23Na MAS (10 kHz) NMR spectra of a each AAM sample cured for 14 days and b each AAM cured for 14 days and heated to 1000 °C

Conclusions

The key nanostructural changes occurring in a series of AAM based on blends of slag and fly ash precursors during exposure to temperatures up to 1000 °C were investigated by application of X-ray diffraction (XRD), scanning electron microscopy (SEM) coupled with X-ray energy-dispersive spectroscopy (EDX) and multinuclear solid-state nuclear magnetic resonance (NMR) spectroscopy probing 29Si, 27Al, 23Na nuclei. Each AAM comprised primarily of a disordered C-(N)-A-S-H-type gel, with at least some degree of crosslinking, as well as a disordered N-A-S-(H)-type gel.

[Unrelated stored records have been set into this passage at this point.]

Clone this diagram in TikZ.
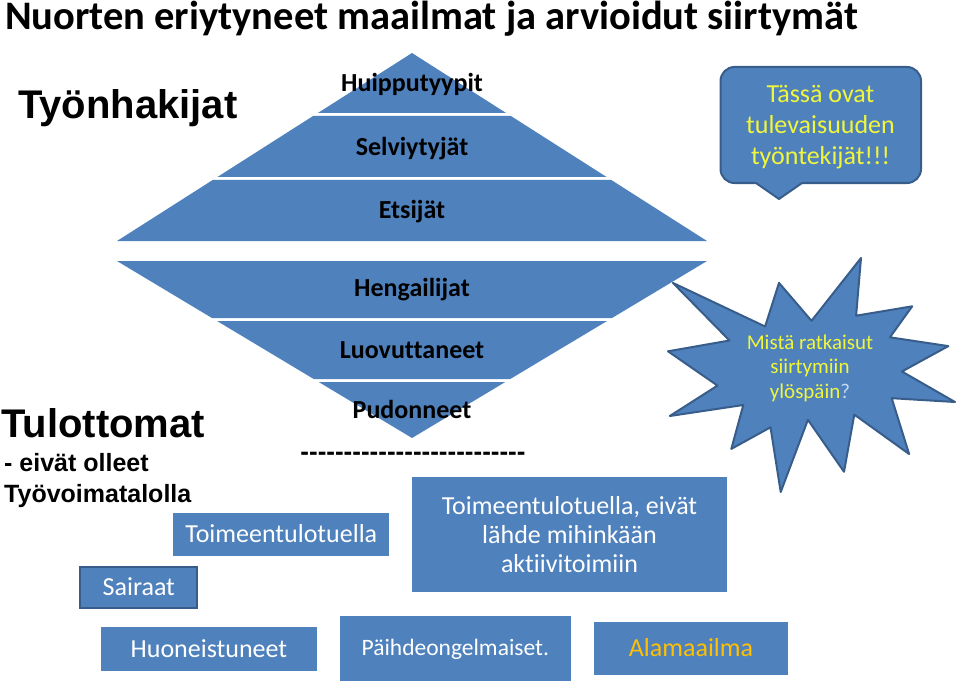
\documentclass[tikz,border=0pt]{standalone}
\usepackage{fontspec}
\setmainfont{Carlito}[Ligatures={NoCommon}]
\newfontfamily\arialfont{Liberation Sans}
\definecolor{boxblue}{RGB}{79,129,189}
\definecolor{darkborder}{RGB}{56,93,138}
\definecolor{yellowtext}{RGB}{240,246,60}
\definecolor{qblue}{RGB}{198,217,241}
\definecolor{orangetext}{RGB}{255,192,0}
\newcommand\hy{\mbox{-}}
\begin{document}
\begin{tikzpicture}[x=1pt,y=-1pt,
  band/.style={fill=boxblue},
  bandlabel/.style={font=\fontsize{26}{30}\selectfont\bfseries, text=black, inner sep=0pt},
  bluebox/.style={fill=boxblue, text=white, font=\fontsize{26}{29}\selectfont, align=center, inner sep=0pt},
  oneline/.style={text height=16.7pt, text depth=0pt},
  headtext/.style={font=\arialfont\fontsize{40}{46}\selectfont\bfseries, inner sep=0pt, anchor=base west},
  subtext/.style={font=\arialfont\fontsize{25}{29}\selectfont\bfseries, inner sep=0pt, anchor=base west},
  bubble/.style={fill=boxblue, draw=darkborder, line width=2pt, line join=round},
]
\useasboundingbox (0,0) rectangle (960,687);

% title
\node[font=\fontsize{40.5}{46}\selectfont\bfseries, inner sep=0pt, anchor=base west] (title) at (5,30) {Nuorten eriytyneet maailmat ja arvioidut siirtymät};

% upper pyramid
\fill[band] (412,53) -- (506.1,113) -- (317.9,113) -- cycle;
\fill[band] (313.1,116) -- (510.9,116) -- (606.6,177) -- (217.4,177) -- cycle;
\fill[band] (212.7,180) -- (611.3,180) -- (707,241) -- (117,241) -- cycle;
% lower pyramid
\fill[band] (117,261) -- (707,261) -- (612,318) -- (212,318) -- cycle;
\fill[band] (217,321) -- (607,321) -- (510.3,379) -- (313.7,379) -- cycle;
\fill[band] (318.7,382) -- (505.3,382) -- (412,438) -- cycle;

\node[bandlabel, oneline] (huip) at (412,83) {Huipputyypit};
\node[bandlabel, oneline] (selv) at (412,147) {Selviytyjät};
\node[bandlabel, oneline] (etsi) at (412,210) {Etsijät};
\node[bandlabel, oneline] (heng) at (412,288) {Hengailijat};
\node[bandlabel, oneline] (luov) at (412,350) {Luovuttaneet};
\node[bandlabel, oneline] (pudo) at (412,410) {Pudonneet};

% left headings
\node[headtext] (tyon) at (18,119) {Työnhakijat};
\node[headtext] (tulo) at (1,437) {Tulottomat};
\node[subtext] (eiva) at (4,471) {- eivät olleet};
\node[subtext] (tyov) at (4,502) {Työvoimatalolla};

% dashes
\node[font=\arialfont\fontsize{26}{30}\selectfont\bfseries, inner sep=0pt] (dash) at (413,456)
  {\hy\hy\hy\hy\hy\hy\hy\hy\hy\hy\hy\hy\hy\hy\hy\hy\hy\hy\hy\hy\hy\hy\hy\hy\hy\hy};

% callout
\draw[bubble, rounded corners=14pt] (720.5,67) rectangle (921,183);
\fill[boxblue] (754,180.5) -- (779,199) -- (804,180.5) -- cycle;
\draw[darkborder, line width=2pt, line join=round] (756,183) -- (779,199) -- (802,183);
\node[font=\fontsize{26}{31}\selectfont, text=yellowtext, align=center, inner sep=0pt] (call) at (820.5,127)
  {Tässä ovat\\tulevaisuuden\\työntekijät!!!};

% explosion
\draw[bubble] (811.5,320.8) -- (861.0,258.0) -- (856.1,315.7) -- (912.2,306.3) -- (889.9,337.3)
  -- (948.3,346.1) -- (901.9,371.5) -- (955.0,402.0) -- (891.7,398.2) -- (909.1,454.0)
  -- (854.3,414.6) -- (844.0,471.8) -- (807.9,419.8) -- (780.7,492.0) -- (770.5,427.3)
  -- (731.3,448.9) -- (743.3,405.0) -- (669.8,416.0) -- (717.5,385.6) -- (668.0,351.3)
  -- (729.5,340.5) -- (672.9,282.9) -- (765.1,326.5) -- (779.0,282.9) -- cycle;
\node[font=\fontsize{21}{24.5}\selectfont, text=yellowtext, align=center, inner sep=0pt] (star) at (810,368)
  {Mistä ratkaisut\\siirtymiin\\ylöspäin\textcolor{qblue}{?}};

% boxes
\node[bluebox, oneline, minimum width=216pt, minimum height=43.3pt] (toim) at (281.3,534.4) {Toimeentulotuella};
\node[bluebox, oneline, draw=darkborder, line width=2.2pt, minimum width=117pt, minimum height=41.5pt] (sair) at (138.8,587.4) {Sairaat};
\node[bluebox, minimum width=315.6pt, minimum height=115.6pt] (eivat) at (569.5,534.5)
  {Toimeentulotuella, eivät\\lähde mihinkään\\aktiivitoimiin};
\node[bluebox, oneline, minimum width=215.7pt, minimum height=44pt] (huon) at (208.9,648.7) {Huoneistuneet};
\node[bluebox, font=\fontsize{23.5}{28}\selectfont, text height=15.1pt, text depth=0pt, minimum width=230.7pt, minimum height=64.7pt] (paih) at (455.3,648.4) {Päihdeongelmaiset.};
\node[bluebox, oneline, text=orangetext, minimum width=194pt, minimum height=53.3pt] (alam) at (691,648.4) {Alamaailma};
\end{tikzpicture}
\end{document}
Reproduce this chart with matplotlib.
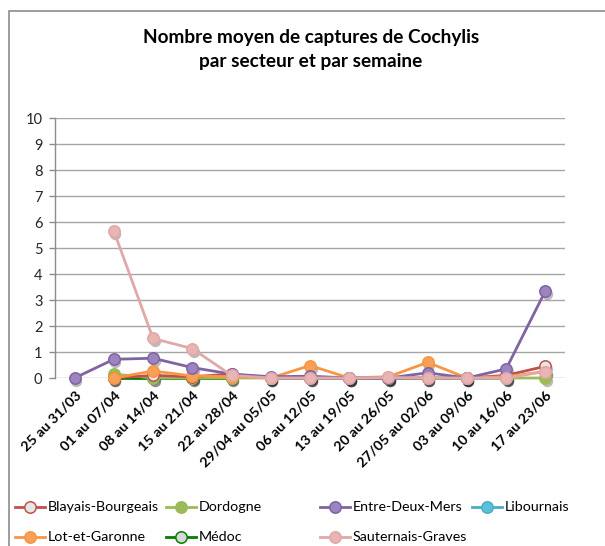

After heating to 1000 °C each AAM experienced devitrification of these disordered gels and formation of sodalite, nepheline and wollastonite. Samples with increased alkali content exhibit higher formation of an additional N-A-S-(H) reaction product due to the structural limitations on Al substitution within the C-(N)-A-S-H gel and absence of Ca-rich AFm phases [17]. These samples will consequently contain lower amounts of bound structural water, experience reduced water loss and reduced internal water vapour pressure at high temperatures. These nanostructural features will result in reduced stresses within the AAM at high temperatures and explain the enhanced strength after thermal treatment observed for these materials previously. This provides insight into thermally induced changes to gel atomic structure of C-(N)-A-S-H/N-A-S-(H) gel blends which are fundamental for the development of fire-resistant construction materials.